Can't predict dataset with varying resolution

Hi. After a many attempts of trial and error, I was able to create a model that would train on a dataset with varying resolution images.

All works well, but when I save this model, and later load it, it can’t predict multiple images with different resolution.

A workaround is to load the model before each image, but that’s not ideal at all.

Is there a way to fix this?
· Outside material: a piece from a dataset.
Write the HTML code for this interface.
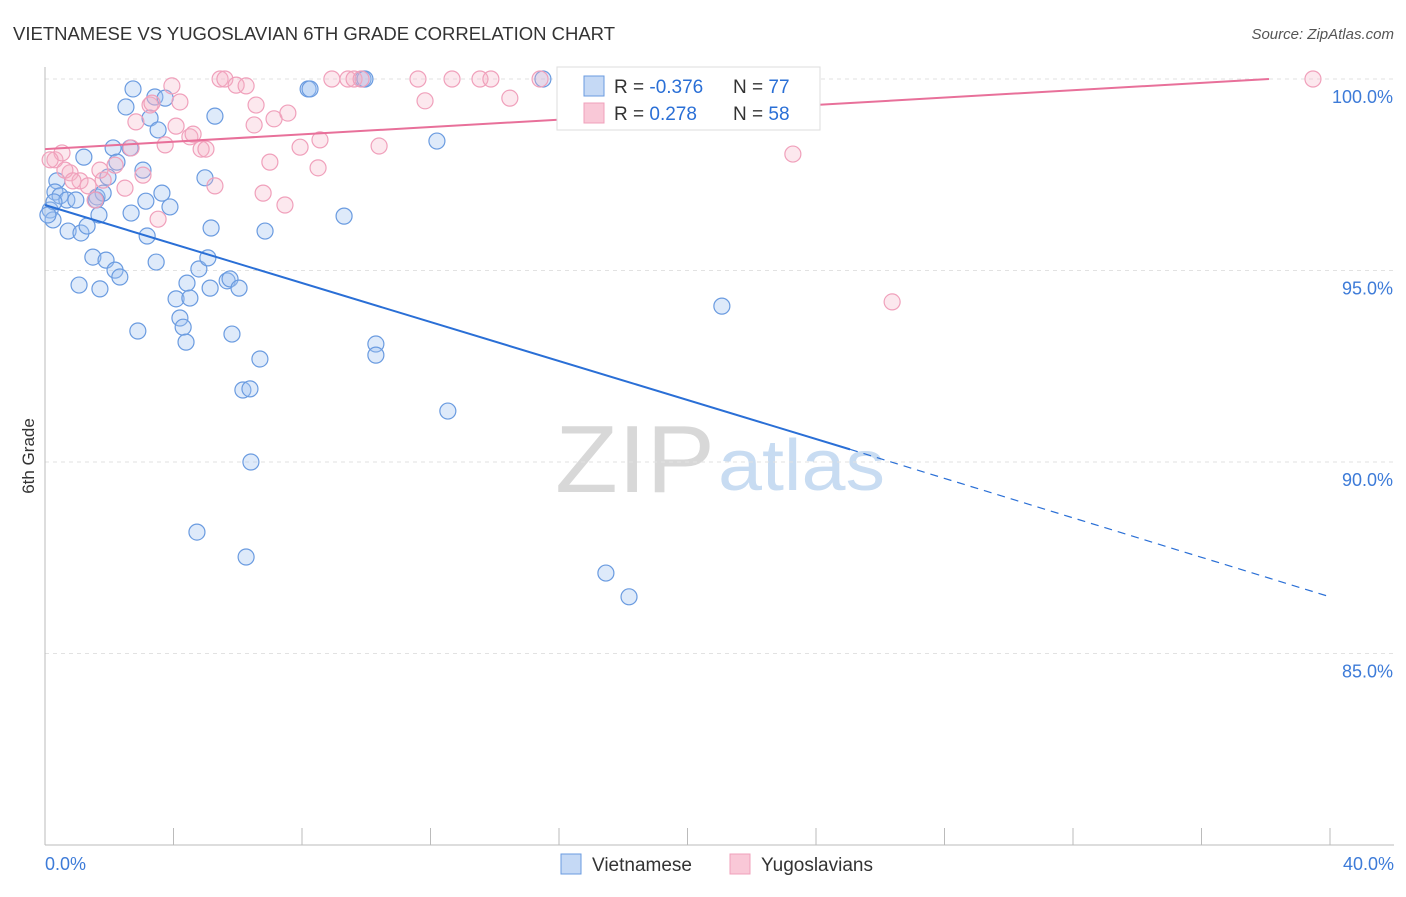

Or is it a bug?

The error:

tensorflow.python.framework.errors_impl.InvalidArgumentError: ConcatOp : Dimension 1 in both shapes must be equal: shape[0] = [1,10,10,3] vs. shape[1] = [1,12,9,3] [Op:ConcatV2] name: concat

Full traceback:

Traceback (most recent call last):
  File "c:\Users\samue\Desktop\test\predicting.py", line 22, in <module>
    predicts = conv_model.predict(dataset)
  File "C:\Users\samue\AppData\Roaming\Python\Python310\site-packages\keras\utils\traceback_utils.py", line 67, in error_handler
    raise e.with_traceback(filtered_tb) from None
  File "C:\Users\samue\AppData\Roaming\Python\Python310\site-packages\tensorflow\python\framework\ops.py", line 7186, in raise_from_not_ok_status
    raise core._status_to_exception(e) from None  # pylint: disable=protected-access
tensorflow.python.framework.errors_impl.InvalidArgumentError: ConcatOp : Dimension 1 in both shapes must be equal: shape[0] = [1,10,10,3] vs. shape[1] = [1,12,9,3] [Op:ConcatV2] name: concat

How to reproduce:

I’ve create a minimal reproducible example, with only two images with resolution of [10, 10] and [9, 12], both saved as .png with rgb colorspace.

Running training.py creates a model.h5 model, trained after 1 epoch with just a single Conv2D layer.

folder structure:

/main_folder
--training.py
--predicting.py
--/data
   --001.png
   --002.png

training.py

import cv2, os
import keras
import tensorflow as tf
from keras import layers


strategy = tf.distribute.MirroredStrategy()

with strategy.scope():
    input_layer = keras.Input(shape=(None, None, 3))
    out = layers.Conv2D(3, (3, 3), activation='sigmoid', padding='same')(input_layer)

    conv_model = keras.Model(input_layer, out)
    conv_model.compile(
        optimizer='adam', 
        loss=tf.keras.losses.MeanSquaredError()
    )

conv_model.summary()

path = "data"
data = [cv2.imread(os.path.join(path, f)) / 255 for f in os.listdir(os.path.join(path))]


def data_generator():
    for i in range(len(data)):
        yield data[i], data[i]


dataset = tf.data.Dataset.from_generator(
    data_generator, 
    output_types=(tf.float32, tf.float32), 
    output_shapes=((None, None, 3), (None, None, 3))
).batch(1)

conv_model.fit(
    dataset,
    epochs=1,
    validation_data=dataset
)

conv_model.save('model.h5')

predicting.py

import cv2, os
import keras
import tensorflow as tf


path = "data"
data = [cv2.imread(os.path.join(path, f)) / 255 for f in os.listdir(os.path.join(path))]


def data_generator():
    for i in range(len(data)):
        yield data[i], data[i]


dataset = tf.data.Dataset.from_generator(
    data_generator, 
    output_types=(tf.float32, tf.float32), 
    output_shapes=((None, None, 3), (None, None, 3))
).batch(1)

conv_model = keras.models.load_model('model.h5')
predicts = conv_model.predict(dataset)

for i in predicts:
    print(i)

Resolved at Stackoverflow.

Copy of the answer:

The method model.predict will try to pack its output in one tensor/numpy array. However, the outputs need to have a the same dimensions accross all samples.

In the case of varying dimensions, you could directly iterate on the dataset and call the model on a unique sample:

predicts = [conv_model(x) for x in dataset]

Notice that for a small number of inputs (i.e batch_size=1), it is recommended to use __call__ directly rather than the predict method.